Daarom is de inzet voor D66 Brabant gericht op snelle en gerichte uitvoering van ambitieus Nederlands en Europees beleid en versterking- en doorontwikkeling van het bestaande instrumentarium in Brabant. De landbouwtransitie gaat over meer dan alleen stikstof; verbetering van de bodem, van de kwaliteit van oppervlakte- en grondwater, van een gezonde en rijkere bodem en van de leefomgeving vragen om een nieuwe integrale balans. Zo hebben allerlei emissies in de intensieve landbouw, de milieubelasting, zoönosen en zelfs geurhinder te lang een zware wissel getrokken op de leefomgeving en zelfs de fysieke en mentale gezondheid van mensen. Het overheidsbeleid was te lang gericht op pappen en nathouden, waardoor we met zijn allen, boeren én burgers, vast zijn gelopen in een onhoudbaar systeem.

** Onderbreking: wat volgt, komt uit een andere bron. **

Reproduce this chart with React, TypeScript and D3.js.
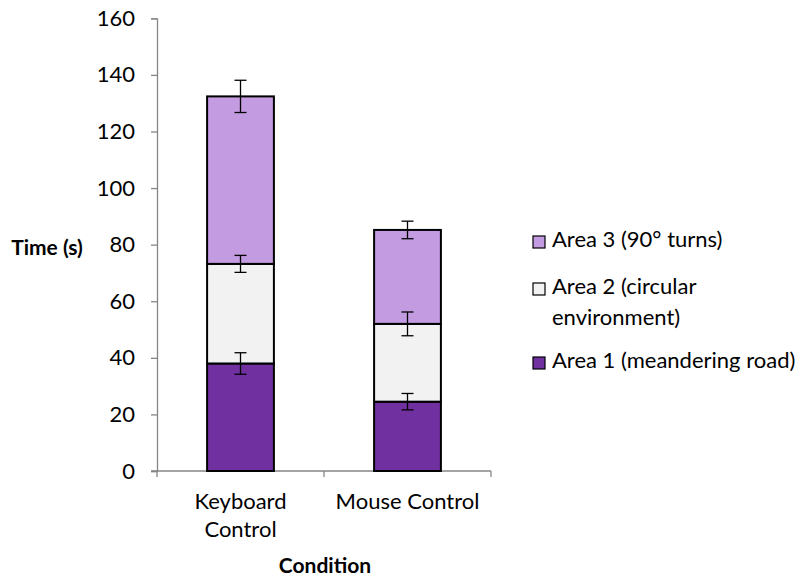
import { useRef, useEffect } from "react";
import * as d3 from "d3";

const categories = ["Keyboard Control", "Mouse Control"];
const categoryLines = [["Keyboard", "Control"], ["Mouse Control"]];
const area1 = [38, 24.5];
const area2 = [35.2, 27.5];
const area3 = [59.2, 33.2];
const err1 = [3.8, 2.9];
const err2 = [3.0, 4.2];
const err3 = [5.7, 3.1];
const yTicks = [0, 20, 40, 60, 80, 100, 120, 140, 160];
const legendLines = [["Area 1 (meandering road)"], ["Area 2 (circular", "environment)"], ["Area 3 (90° turns)"]];

const fills = ["#7030a0", "#f2f2f2", "#c39be0"];
const FONT = "Lato, 'Open Sans', sans-serif";

function App() {
  const ref = useRef<SVGSVGElement | null>(null);
  const width = 806;
  const height = 578;

  useEffect(() => {
    if (!ref.current) return;
    const svg = d3.select(ref.current).html("");
    svg.style("font-family", FONT);

    const left = 157;
    const right = 491;
    const top = 18.3;
    const bottom = 471;

    const x = d3.scaleBand().domain(categories).range([left, right]).paddingInner(0.6).paddingOuter(0.3);
    const y = d3.scaleLinear().domain([0, 160]).range([bottom, top]);

    const values = [area1, area2, area3];
    const errs = [err1, err2, err3];

    // axes
    const gy = svg.append("g").attr("transform", `translate(${left},0)`)
      .call(d3.axisLeft(y).tickValues(yTicks).tickSize(6).tickPadding(16));
    gy.select(".domain").attr("stroke", "#868686").attr("stroke-width", 1.3);
    gy.selectAll(".tick line").attr("stroke", "#868686").attr("stroke-width", 1.3);
    gy.selectAll(".tick text").attr("font-size", 22).attr("font-family", FONT).attr("fill", "#000");

    const gx = svg.append("g").attr("transform", `translate(0,${bottom})`);
    gx.append("line").attr("x1", left - 6).attr("x2", right).attr("stroke", "#868686").attr("stroke-width", 1.3);
    const step = (right - left) / categories.length;
    d3.range(categories.length + 1).forEach((i) => {
      gx.append("line").attr("x1", left + i * step).attr("x2", left + i * step)
        .attr("y1", 0).attr("y2", 6).attr("stroke", "#868686").attr("stroke-width", 1.3);
    });

    // stacked bars
    categories.forEach((c, ci) => {
      let base = 0;
      values.forEach((vals, si) => {
        const v = vals[ci];
        svg.append("rect")
          .attr("x", x(c)!)
          .attr("width", x.bandwidth())
          .attr("y", y(base + v))
          .attr("height", y(base) - y(base + v))
          .attr("fill", fills[si])
          .attr("stroke", "#000")
          .attr("stroke-width", 2);
        base += v;
      });
    });

    // error bars
    categories.forEach((c, ci) => {
      let base = 0;
      values.forEach((vals, si) => {
        base += vals[ci];
        const e = errs[si][ci];
        const cx = x(c)! + x.bandwidth() / 2;
        const g = svg.append("g").attr("stroke", "#000").attr("stroke-width", 1.3);
        g.append("line").attr("x1", cx).attr("x2", cx).attr("y1", y(base + e)).attr("y2", y(base - e));
        g.append("line").attr("x1", cx - 6).attr("x2", cx + 6).attr("y1", y(base + e)).attr("y2", y(base + e));
        g.append("line").attr("x1", cx - 6).attr("x2", cx + 6).attr("y1", y(base - e)).attr("y2", y(base - e));
      });
    });

    // category labels
    categories.forEach((c, ci) => {
      const cx = x(c)! + x.bandwidth() / 2;
      categoryLines[ci].forEach((t, li) => {
        svg.append("text").attr("x", cx).attr("y", 509 + li * 28)
          .attr("text-anchor", "middle").attr("font-size", 22).text(t);
      });
    });

    // axis titles
    svg.append("text").attr("x", 47).attr("y", 255).attr("text-anchor", "middle")
      .attr("font-size", 21).attr("font-weight", "bold").text("Time (s)");
    svg.append("text").attr("x", 325).attr("y", 573).attr("text-anchor", "middle")
      .attr("font-size", 21).attr("font-weight", "bold").text("Condition");

    // legend
    const legendOrder = [2, 1, 0];
    const legendY = [247, 294, 368];
    legendOrder.forEach((si, k) => {
      const by = legendY[k];
      svg.append("rect").attr("x", 533).attr("y", by - 11).attr("width", 12).attr("height", 12)
        .attr("fill", fills[si]).attr("stroke", "#000").attr("stroke-width", 1.2);
      legendLines[si].forEach((t, li) => {
        svg.append("text").attr("x", 552).attr("y", by + li * 31)
          .attr("font-size", 22).text(t);
      });
    });
  }, []);

  return (
    <svg
      ref={ref}
      width={width}
      height={height}
      style={{ position: "absolute", left: 0, top: 0, display: "block" }}
    ></svg>
  );
}

export default App;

Duurzaam beheer van de bodem vraagt om extra aandacht van de provincie en alle betrokken partijen. Brabant kent bijvoorbeeld relatief weinig (oud) grasland, terwijl dat een aantal voordelen heeft: zo is het organische stofgehalte hoger, de bodemstructuur in de bovenste laag beter en daardoor de waterinfiltratie. Waar dat grasland nog bestaat, wil D66 Brabant het daarom zoveel mogelijk behouden. De beheerder van het grasland mag voor ecologische diensten ook een vergoeding ontvangen.
De stikstofdoelen van de landelijke overheid zijn voor D66 Brabant de ondergrens, want Brabant heeft een grote en urgente opgave ten aanzien van de intensieve veeteelt. Ook vanwege de gezondheid van alle Brabanders. Zo is de kans op nieuwe zoönosen in Brabant groter dan op andere plaatsen in Nederland en is de situatie onvergelijkbaar met die in bijvoorbeeld Zeeland of Drenthe. Dit rechtvaardigt dat we met Brabants beleid de uitvoering van landelijk beleid moeten versnellen en aanjagen. Het buitengebied moet snel gezonder en de natuur moet worden hersteld.

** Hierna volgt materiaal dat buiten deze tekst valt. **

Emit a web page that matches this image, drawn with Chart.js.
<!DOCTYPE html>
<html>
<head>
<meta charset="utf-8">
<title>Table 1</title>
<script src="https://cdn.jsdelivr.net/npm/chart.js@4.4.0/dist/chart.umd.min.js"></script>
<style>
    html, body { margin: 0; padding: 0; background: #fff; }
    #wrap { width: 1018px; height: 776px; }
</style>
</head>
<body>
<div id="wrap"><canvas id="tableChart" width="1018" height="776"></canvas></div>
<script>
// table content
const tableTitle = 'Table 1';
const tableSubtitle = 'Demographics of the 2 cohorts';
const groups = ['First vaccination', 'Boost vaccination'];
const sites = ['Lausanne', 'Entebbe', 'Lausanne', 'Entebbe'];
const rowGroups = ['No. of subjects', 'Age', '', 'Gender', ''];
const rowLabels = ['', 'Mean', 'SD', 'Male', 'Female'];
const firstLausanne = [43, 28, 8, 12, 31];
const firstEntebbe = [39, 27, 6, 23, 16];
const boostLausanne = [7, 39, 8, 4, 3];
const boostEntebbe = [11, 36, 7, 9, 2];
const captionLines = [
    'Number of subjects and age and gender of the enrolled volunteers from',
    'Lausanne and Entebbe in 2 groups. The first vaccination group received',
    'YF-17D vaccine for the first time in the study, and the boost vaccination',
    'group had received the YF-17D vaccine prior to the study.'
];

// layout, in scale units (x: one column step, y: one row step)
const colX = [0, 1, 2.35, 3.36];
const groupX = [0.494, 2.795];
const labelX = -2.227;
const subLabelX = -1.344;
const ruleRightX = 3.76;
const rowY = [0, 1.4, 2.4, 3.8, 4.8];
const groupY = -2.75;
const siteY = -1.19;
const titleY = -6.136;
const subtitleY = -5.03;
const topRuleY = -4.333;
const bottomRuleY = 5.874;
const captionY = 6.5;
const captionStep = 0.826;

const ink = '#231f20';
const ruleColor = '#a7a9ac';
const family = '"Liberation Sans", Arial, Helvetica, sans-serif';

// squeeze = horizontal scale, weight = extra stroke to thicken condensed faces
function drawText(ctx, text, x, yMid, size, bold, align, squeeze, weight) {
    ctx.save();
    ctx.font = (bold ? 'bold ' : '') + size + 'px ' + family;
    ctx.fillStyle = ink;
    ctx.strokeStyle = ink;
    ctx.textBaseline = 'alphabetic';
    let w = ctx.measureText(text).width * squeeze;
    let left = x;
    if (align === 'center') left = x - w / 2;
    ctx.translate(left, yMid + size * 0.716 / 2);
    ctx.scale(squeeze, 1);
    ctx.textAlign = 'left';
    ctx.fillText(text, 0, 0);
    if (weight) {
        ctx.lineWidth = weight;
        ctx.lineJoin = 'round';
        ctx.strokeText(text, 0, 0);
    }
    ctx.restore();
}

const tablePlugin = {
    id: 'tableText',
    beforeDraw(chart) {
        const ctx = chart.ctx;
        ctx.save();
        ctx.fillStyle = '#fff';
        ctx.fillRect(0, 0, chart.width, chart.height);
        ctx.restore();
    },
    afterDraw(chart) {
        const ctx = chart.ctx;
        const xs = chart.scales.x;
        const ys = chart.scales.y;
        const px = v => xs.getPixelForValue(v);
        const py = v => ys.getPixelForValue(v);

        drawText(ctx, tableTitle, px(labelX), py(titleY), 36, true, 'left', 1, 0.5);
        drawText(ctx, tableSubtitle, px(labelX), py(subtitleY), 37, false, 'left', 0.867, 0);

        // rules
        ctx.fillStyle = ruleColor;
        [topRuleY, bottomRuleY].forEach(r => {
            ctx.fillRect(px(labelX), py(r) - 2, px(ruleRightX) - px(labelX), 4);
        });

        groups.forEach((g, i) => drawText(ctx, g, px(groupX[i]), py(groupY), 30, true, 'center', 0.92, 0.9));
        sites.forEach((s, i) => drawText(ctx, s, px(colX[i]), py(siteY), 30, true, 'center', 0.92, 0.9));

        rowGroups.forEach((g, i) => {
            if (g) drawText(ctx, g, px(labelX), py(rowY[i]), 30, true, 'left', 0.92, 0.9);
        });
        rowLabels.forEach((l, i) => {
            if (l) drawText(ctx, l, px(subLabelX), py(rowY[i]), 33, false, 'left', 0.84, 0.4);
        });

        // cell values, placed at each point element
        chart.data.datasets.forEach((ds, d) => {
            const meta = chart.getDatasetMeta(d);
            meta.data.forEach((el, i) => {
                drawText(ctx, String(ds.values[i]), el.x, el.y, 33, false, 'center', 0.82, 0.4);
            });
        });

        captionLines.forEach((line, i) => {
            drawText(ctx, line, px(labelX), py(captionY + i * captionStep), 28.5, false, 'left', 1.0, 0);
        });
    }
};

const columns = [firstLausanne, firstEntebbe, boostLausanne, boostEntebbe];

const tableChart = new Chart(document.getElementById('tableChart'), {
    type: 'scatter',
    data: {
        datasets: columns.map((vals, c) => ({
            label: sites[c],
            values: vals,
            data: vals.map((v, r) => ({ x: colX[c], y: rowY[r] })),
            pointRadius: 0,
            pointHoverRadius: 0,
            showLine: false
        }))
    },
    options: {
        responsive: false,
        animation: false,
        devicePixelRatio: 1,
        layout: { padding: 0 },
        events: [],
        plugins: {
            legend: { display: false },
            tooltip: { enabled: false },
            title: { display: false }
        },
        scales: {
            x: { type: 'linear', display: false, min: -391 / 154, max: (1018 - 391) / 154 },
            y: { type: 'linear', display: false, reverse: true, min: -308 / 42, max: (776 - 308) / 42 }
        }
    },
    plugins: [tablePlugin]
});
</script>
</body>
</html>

Binnen Brabant zijn er grote verschillen in stikstofuitstoot. Zowel in de bron, de overlast als de impact van maatregelen. De Brabantse gebiedsgerichte aanpak is daarom een goed voorbeeld voor de landelijke aanpak natuurherstel. D66 Brabant wil met deze aanpak verder, waarbij er lokaal gekeken wordt welke aanpak nodig is. Dit leidt tot duidelijkheid op het erf. De boeren, hun buren en alle partijen in de landbouwketen hebben daar baat bij. Bovendien vermindert deze aanpak de kans dat er uiteindelijk veranderingen afgedwongen moeten worden.
Daarbij zijn omschakelen naar een andere productiemethode, omschakelen naar een andere bedrijfsvoering ook gericht op energietransitie en niet voedseltoepassingen om duurzame en herbruikbare materialen te maken, verplaatsen, reduceren of stoppen voor D66 Brabant de opties. D66 Brabant wil dat verplicht stoppen ten behoeve van natuurherstel een optie blijft die de overheid kan inzetten indien nodig. Regelingen hiervoor en afspraken hierover moeten op korte termijn gemaakt worden. Door nu aan de slag te gaan, vermindert de druk van later. Dit komt ten goede van toekomstige projecten, jonge ondernemers en bedrijfsopvolgers. Nu samen doorpakken met oog én hart voor alle betrokkenen om samen deze grote landbouwtransitie te realiseren.